DATA SHOWN -
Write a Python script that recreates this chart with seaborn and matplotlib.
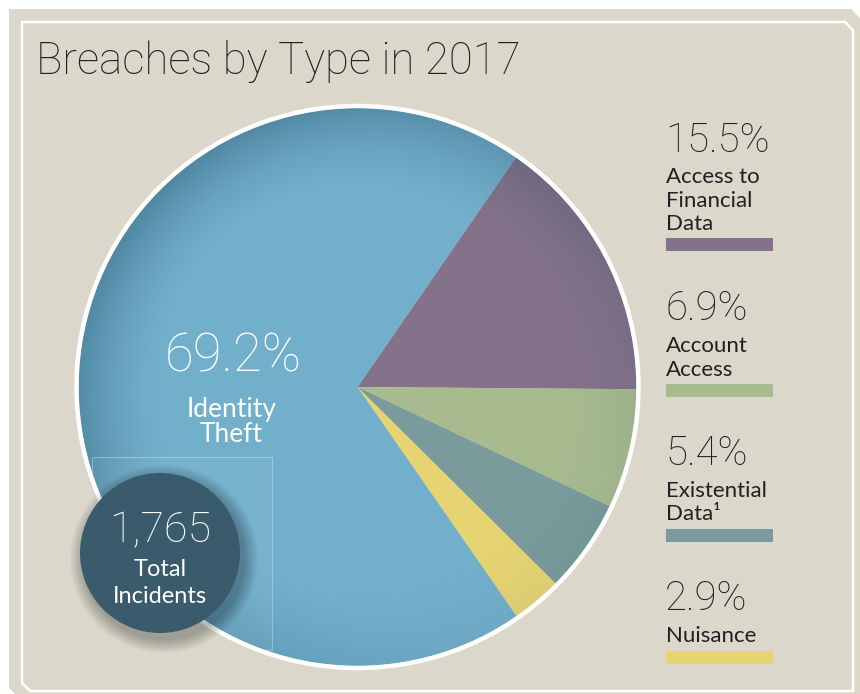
==
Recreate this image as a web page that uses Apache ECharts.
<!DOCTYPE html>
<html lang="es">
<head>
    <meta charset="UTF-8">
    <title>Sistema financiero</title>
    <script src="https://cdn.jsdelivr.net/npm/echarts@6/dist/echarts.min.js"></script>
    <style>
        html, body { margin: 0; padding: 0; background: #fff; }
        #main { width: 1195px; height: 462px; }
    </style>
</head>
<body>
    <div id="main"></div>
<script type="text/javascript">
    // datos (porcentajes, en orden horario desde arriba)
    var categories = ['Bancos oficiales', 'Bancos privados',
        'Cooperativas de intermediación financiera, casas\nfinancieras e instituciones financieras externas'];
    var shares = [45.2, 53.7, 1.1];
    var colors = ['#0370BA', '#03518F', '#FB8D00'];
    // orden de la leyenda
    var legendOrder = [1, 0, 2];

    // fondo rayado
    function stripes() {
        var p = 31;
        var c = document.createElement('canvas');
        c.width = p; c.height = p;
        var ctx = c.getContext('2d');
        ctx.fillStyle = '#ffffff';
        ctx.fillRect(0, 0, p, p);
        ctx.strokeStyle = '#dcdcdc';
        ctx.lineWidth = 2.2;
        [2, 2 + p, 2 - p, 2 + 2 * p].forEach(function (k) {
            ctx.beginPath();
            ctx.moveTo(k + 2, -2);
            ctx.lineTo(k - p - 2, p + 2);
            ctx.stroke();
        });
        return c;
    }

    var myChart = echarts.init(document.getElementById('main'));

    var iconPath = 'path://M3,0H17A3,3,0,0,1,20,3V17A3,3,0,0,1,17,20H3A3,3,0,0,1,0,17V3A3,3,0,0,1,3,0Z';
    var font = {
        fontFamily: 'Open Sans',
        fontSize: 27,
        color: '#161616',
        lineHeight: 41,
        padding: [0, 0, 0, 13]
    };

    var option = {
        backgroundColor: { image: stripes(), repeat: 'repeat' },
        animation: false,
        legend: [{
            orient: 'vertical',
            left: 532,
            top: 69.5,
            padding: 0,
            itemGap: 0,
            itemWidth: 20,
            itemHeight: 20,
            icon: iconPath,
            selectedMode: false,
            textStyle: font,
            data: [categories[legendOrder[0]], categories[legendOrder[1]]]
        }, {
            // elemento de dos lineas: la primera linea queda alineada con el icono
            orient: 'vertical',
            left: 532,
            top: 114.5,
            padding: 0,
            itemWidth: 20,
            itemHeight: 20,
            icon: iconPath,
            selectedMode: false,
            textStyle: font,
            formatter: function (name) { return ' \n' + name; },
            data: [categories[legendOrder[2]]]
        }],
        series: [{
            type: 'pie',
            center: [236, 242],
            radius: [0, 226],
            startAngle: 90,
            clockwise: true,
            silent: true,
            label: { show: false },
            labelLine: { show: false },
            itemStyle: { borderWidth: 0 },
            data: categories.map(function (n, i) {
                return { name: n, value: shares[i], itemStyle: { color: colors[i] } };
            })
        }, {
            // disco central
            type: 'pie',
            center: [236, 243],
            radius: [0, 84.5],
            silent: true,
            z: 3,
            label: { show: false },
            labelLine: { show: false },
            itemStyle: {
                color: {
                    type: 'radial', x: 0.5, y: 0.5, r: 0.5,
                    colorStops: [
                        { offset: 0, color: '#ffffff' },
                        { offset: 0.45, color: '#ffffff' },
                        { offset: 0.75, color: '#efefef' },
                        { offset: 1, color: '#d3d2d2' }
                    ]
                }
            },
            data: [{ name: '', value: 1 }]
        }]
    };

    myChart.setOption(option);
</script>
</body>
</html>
--
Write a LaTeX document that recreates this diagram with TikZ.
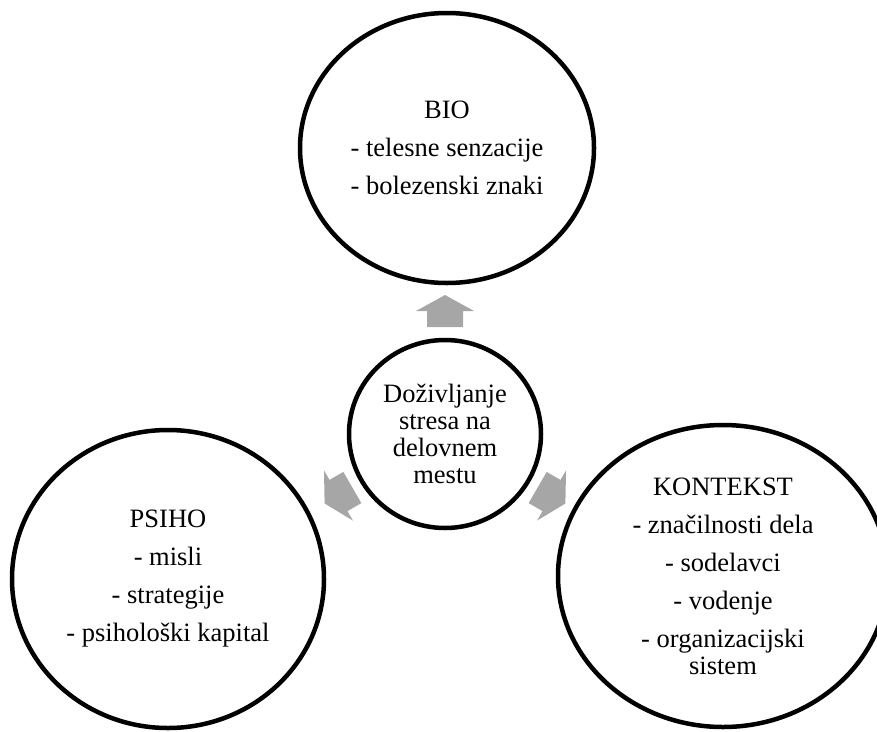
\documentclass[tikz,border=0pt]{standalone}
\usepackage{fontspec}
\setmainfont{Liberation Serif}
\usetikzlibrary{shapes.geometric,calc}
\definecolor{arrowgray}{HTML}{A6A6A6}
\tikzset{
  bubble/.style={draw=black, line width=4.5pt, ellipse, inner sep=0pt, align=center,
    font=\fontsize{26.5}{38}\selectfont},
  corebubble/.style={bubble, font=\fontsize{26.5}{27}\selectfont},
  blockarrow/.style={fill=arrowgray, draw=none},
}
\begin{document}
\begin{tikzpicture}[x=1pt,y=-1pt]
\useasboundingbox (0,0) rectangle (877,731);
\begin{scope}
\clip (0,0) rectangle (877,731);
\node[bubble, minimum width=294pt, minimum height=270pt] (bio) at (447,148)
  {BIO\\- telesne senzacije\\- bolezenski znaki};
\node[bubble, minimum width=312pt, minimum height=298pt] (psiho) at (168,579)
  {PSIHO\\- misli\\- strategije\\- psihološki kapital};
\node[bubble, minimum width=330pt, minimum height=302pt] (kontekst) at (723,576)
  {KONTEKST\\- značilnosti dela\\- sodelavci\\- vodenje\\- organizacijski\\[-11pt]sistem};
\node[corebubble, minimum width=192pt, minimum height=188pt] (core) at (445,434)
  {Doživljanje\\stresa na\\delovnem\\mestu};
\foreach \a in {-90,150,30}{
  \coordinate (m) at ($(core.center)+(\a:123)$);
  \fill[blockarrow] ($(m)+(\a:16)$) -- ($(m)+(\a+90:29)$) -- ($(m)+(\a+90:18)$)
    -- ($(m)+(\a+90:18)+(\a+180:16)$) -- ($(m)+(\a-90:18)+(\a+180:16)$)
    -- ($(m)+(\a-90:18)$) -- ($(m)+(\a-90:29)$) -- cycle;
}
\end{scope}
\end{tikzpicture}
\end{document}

WHAT NEEDS TO BE DONE - Extract exactly and only the span of lines that begins at the line containing "Recreate this image" and ends at the line containing "var legendOrder = [1, 0, 2];".

ANSWER FOR THIS EXERCISE -
Recreate this image as a web page that uses Apache ECharts.
<!DOCTYPE html>
<html lang="es">
<head>
    <meta charset="UTF-8">
    <title>Sistema financiero</title>
    <script src="https://cdn.jsdelivr.net/npm/echarts@6/dist/echarts.min.js"></script>
    <style>
        html, body { margin: 0; padding: 0; background: #fff; }
        #main { width: 1195px; height: 462px; }
    </style>
</head>
<body>
    <div id="main"></div>
<script type="text/javascript">
    // datos (porcentajes, en orden horario desde arriba)
    var categories = ['Bancos oficiales', 'Bancos privados',
        'Cooperativas de intermediación financiera, casas\nfinancieras e instituciones financieras externas'];
    var shares = [45.2, 53.7, 1.1];
    var colors = ['#0370BA', '#03518F', '#FB8D00'];
    // orden de la leyenda
    var legendOrder = [1, 0, 2];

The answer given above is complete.